HEROIN with a potential street value of nearly £2 million was found hidden in a chapati oven when border officials inspected an unclaimed package circulating on a luggage carousel at Leeds Bradford Airport.

Today, a group of smugglers who tried to import the consignment of high-purity heroin from Islamabad through the Yeadon airport were sentenced to a total of 26 years in prison.

Mohammed Aslam Khan, 61, from Ashton-Under-Lyne, Greater Manchester, and Arbab Akhtar, 29, of Romney Walk, Blackburn, both admitted conspiring to import Class A drugs. Kulwinder El Assad, 40, of Beaumont Close, Tipton, West Midlands, was found guilty after a four-day trial at Leeds Crown Court.

Today, she was sentenced to 12 years in prison, while Akhtar and Khan received eight and six-year jail terms.

National Crime Agency investigators used phone evidence to prove the links between the conspirators and place them at key locations in the plot, including in the Bradford area.

The NCA was called in on March 26, 2014 after Border Force officers at Leeds Bradford Airport opened an unclaimed package on a luggage carousel.

Inside they discovered the chapati oven, which contained almost 13 kilos of heroin. If cut and sold in the UK, the drugs would have had a potential likely street value of about £1.9 million.
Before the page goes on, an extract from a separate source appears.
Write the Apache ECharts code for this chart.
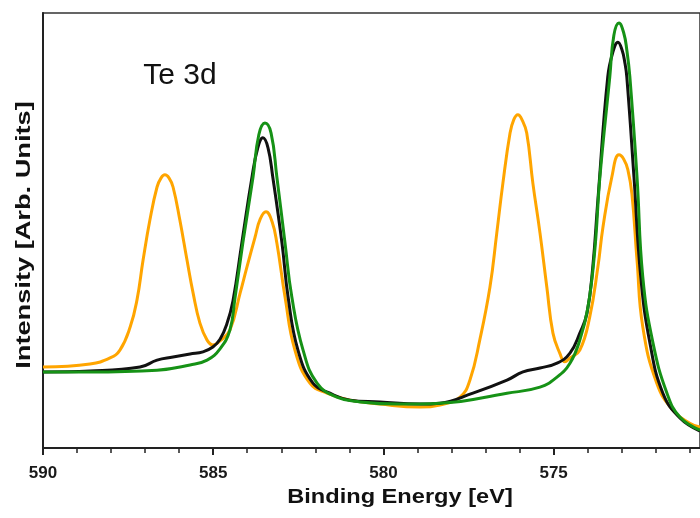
<!DOCTYPE html>
<html>
<head>
<meta charset="utf-8">
<script src="https://cdn.jsdelivr.net/npm/echarts@6/dist/echarts.min.js"></script>
<style>
	html, body { margin: 0; padding: 0; background: #fff; }
	#chart { width: 700px; height: 518px; }
</style>
</head>
<body>
<div id="chart"></div>
<script>
// 结合能 (eV) 与强度 (任意单位)
const orangeE = [590.00, 588.62, 588.03, 587.74, 587.44, 587.24, 587.06, 586.86, 586.65, 586.53,
	586.42, 586.30, 586.18, 585.98, 585.77, 585.59, 585.39, 585.18, 585.01, 584.80,
	584.51, 584.21, 584.01, 583.77, 583.62, 583.45, 583.27, 583.13, 582.89, 582.60,
	582.16, 581.66, 580.98, 580.10, 578.93, 578.34, 577.75, 577.46, 577.17, 576.87,
	576.67, 576.49, 576.28, 576.17, 576.05, 575.93, 575.79, 575.61, 575.40, 575.20,
	575.02, 574.82, 574.67, 574.52, 574.23, 573.94, 573.70, 573.55, 573.29, 573.08,
	572.94, 572.82, 572.70, 572.55, 572.38, 571.97, 571.50, 571.00, 570.70];
const orangeI = [18.6, 19.3, 20.7, 22.5, 27.8, 34.0, 43.2, 52.4, 60.0, 62.1,
	62.8, 62.1, 60.0, 52.4, 43.2, 35.6, 28.7, 24.8, 23.7, 24.6,
	27.1, 35.6, 41.6, 48.5, 52.6, 54.3, 52.0, 47.1, 34.7, 22.5,
	14.9, 12.6, 11.0, 10.1, 9.4, 9.9, 11.7, 15.6, 24.8, 37.0,
	49.4, 60.9, 72.4, 75.5, 76.6, 75.5, 72.4, 60.9, 49.4, 37.0,
	26.4, 21.8, 19.8, 20.7, 22.5, 30.1, 41.6, 50.8, 62.3, 67.4,
	66.4, 64.0, 58.4, 43.2, 27.8, 14.9, 8.7, 5.7, 4.8];

const blackE = [590.00, 588.62, 587.15, 586.65, 586.18, 585.68, 585.30, 585.01, 584.80, 584.60,
	584.42, 584.16, 583.86, 583.69, 583.54, 583.39, 583.25, 582.98, 582.80, 582.51,
	582.07, 581.57, 580.98, 580.10, 578.93, 578.34, 577.37, 576.37, 575.90, 575.40,
	574.90, 574.52, 574.23, 574.02, 573.85, 573.70, 573.41, 573.26, 573.11, 572.99,
	572.91, 572.85, 572.64, 572.44, 572.17, 571.79, 571.29, 570.70];
const blackI = [17.5, 17.7, 18.6, 20.2, 20.9, 21.6, 22.1, 23.2, 25.0, 28.5,
	33.8, 47.1, 62.3, 69.0, 71.3, 69.0, 62.3, 47.1, 34.7, 22.5,
	14.9, 12.6, 11.0, 10.6, 10.1, 10.3, 12.6, 15.6, 17.5, 18.4,
	19.5, 21.8, 26.4, 31.0, 41.6, 57.0, 85.3, 91.0, 93.3, 91.5,
	88.7, 85.3, 62.3, 39.3, 24.1, 12.6, 6.9, 3.9];

const greenE = [590.00, 588.62, 586.65, 585.68, 585.18, 584.80, 584.51, 584.36, 584.13, 583.83,
	583.66, 583.48, 583.30, 583.13, 582.89, 582.69, 582.36, 581.95, 581.37, 580.69,
	579.52, 578.34, 576.37, 575.40, 574.90, 574.52, 574.23, 573.99, 573.79, 573.64,
	573.35, 573.23, 573.08, 572.94, 572.85, 572.76, 572.55, 572.38, 572.08, 571.67,
	571.29, 570.70];
const greenI = [17.5, 17.5, 17.9, 19.1, 20.2, 22.8, 27.1, 34.5, 47.1, 62.3,
	72.0, 74.7, 72.4, 62.3, 47.1, 34.7, 22.5, 14.9, 11.7, 10.6,
	10.1, 10.3, 12.6, 14.0, 16.3, 19.5, 24.8, 32.4, 45.5, 62.3,
	85.3, 94.9, 97.7, 95.4, 91.5, 85.3, 62.3, 39.3, 24.1, 12.6,
	7.1, 4.1];

// 坐标范围与刻度
const xMin = 570.7;
const xMax = 590;
const majorTicks = [575, 580, 585, 590];
const minorTicks = [571, 572, 573, 574, 576, 577, 578, 579, 581, 582, 583, 584, 586, 587, 588, 589];

const chartDom = document.getElementById('chart');
const chartInstance = echarts.init(chartDom, null, { renderer: 'canvas' });

const pairs = (es, vs) => es.map((e, i) => [e, vs[i]]);

const lineSeries = (name, color, es, vs) => ({
	name: name,
	type: 'line',
	data: pairs(es, vs),
	showSymbol: false,
	smooth: 0.45,
	lineStyle: { color: color, width: 3 },
	itemStyle: { color: color },
	animation: false
});

const option = {
	backgroundColor: '#fff',
	animation: false,
	grid: {
		left: 43,
		right: 0,
		top: 13,
		bottom: 70,
		outerBoundsMode: 'none',
		show: true,
		borderColor: '#333',
		borderWidth: 1.5
	},
	xAxis: [
		{
			type: 'value',
			inverse: true,
			min: xMin,
			max: xMax,
			axisLine: { show: true, onZero: false, lineStyle: { color: '#222', width: 2 } },
			axisTick: { show: true, customValues: majorTicks, length: 7, lineStyle: { color: '#222', width: 2 } },
			splitLine: { show: false },
			axisLabel: {
				customValues: majorTicks,
				margin: 17,
				color: '#1a1a1a',
				fontSize: 17,
				fontWeight: 'bold',
				fontFamily: 'Liberation Sans, Arial, sans-serif'
			}
		},
		{
			// 次刻度
			type: 'value',
			inverse: true,
			position: 'bottom',
			min: xMin,
			max: xMax,
			axisLine: { show: false },
			axisTick: { show: true, customValues: minorTicks, length: 5, lineStyle: { color: '#222', width: 1.5 } },
			axisLabel: { show: false },
			splitLine: { show: false }
		}
	],
	yAxis: {
		type: 'value',
		min: 0,
		max: 100,
		axisLine: { show: true, lineStyle: { color: '#222', width: 2 } },
		axisTick: { show: false },
		axisLabel: { show: false },
		splitLine: { show: false }
	},
	graphic: [
		{
			type: 'text',
			x: 180,
			y: 76,
			style: {
				text: 'Te 3d',
				font: '30px "Liberation Sans", Arial, sans-serif',
				fill: '#111',
				textAlign: 'center',
				textVerticalAlign: 'middle'
			}
		},
		{
			type: 'text',
			x: 400,
			y: 497,
			scaleX: 1.18,
			style: {
				text: 'Binding Energy [eV]',
				font: 'bold 20px "Liberation Sans", Arial, sans-serif',
				fill: '#111',
				textAlign: 'center',
				textVerticalAlign: 'middle'
			}
		},
		{
			type: 'text',
			x: 24,
			y: 235,
			rotation: Math.PI / 2,
			scaleX: 1.36,
			style: {
				text: 'Intensity [Arb. Units]',
				font: 'bold 20px "Liberation Sans", Arial, sans-serif',
				fill: '#111',
				textAlign: 'center',
				textVerticalAlign: 'middle'
			}
		}
	],
	series: [
		lineSeries('orange', '#ffa500', orangeE, orangeI),
		lineSeries('black', '#111111', blackE, blackI),
		lineSeries('green', '#169216', greenE, greenI)
	]
};

chartInstance.setOption(option);
</script>
</body>
</html>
A day later, Khan and El Assad were arrested at the airport by the NCA when they arrived to pick up the parcel.

In interviews Khan, who had arrived on the same Islamabad flight as the parcel, said he travelled to Pakistan to visit a dying relative. El Assad told officers she didn’t know Khan and was a paid escort.

Khan’s ticket for the trip had been bought and paid for by Akhtar, who was arrested at Manchester Airport as he returned from Pakistan to the UK in July.

Akhtar claimed never to have met Khan, but phone and CCTV analysis showed he had driven to Ashton-Under-Lyne to collect Khan, taken him to Blackburn to get his ticket and then dropped him off at the airport for his outbound flight.

Akhtar’s phone was in the Bradford area on the day Khan returned, and had been in contact with Khan’s phone and a number in Pakistan, which was also found on El Assad’s mobile.

NCA senior investigating officer, Mick Maloney, said: “These three individuals were involved in an international conspiracy to source class A drugs worth almost £2 million and bring them back to the UK.

"I’ve no doubt that had they not been stopped, the heroin would have ended up being sold on UK streets.

“All three played key roles. El Assad was in touch with those they sourced the drugs from in Pakistan. Akhtar was the logistics man, who made all the travel arrangements, and was in regular contact with the others, while Khan was the courier."

Mark Robinson, assistant director for Border Force Yorkshire & Humber, said: “This case sends a strong message to the criminal gangs involved in drug smuggling.

“Border Force officers are on the frontline to stop harmful substances like heroin making it into the UK and damaging our communities."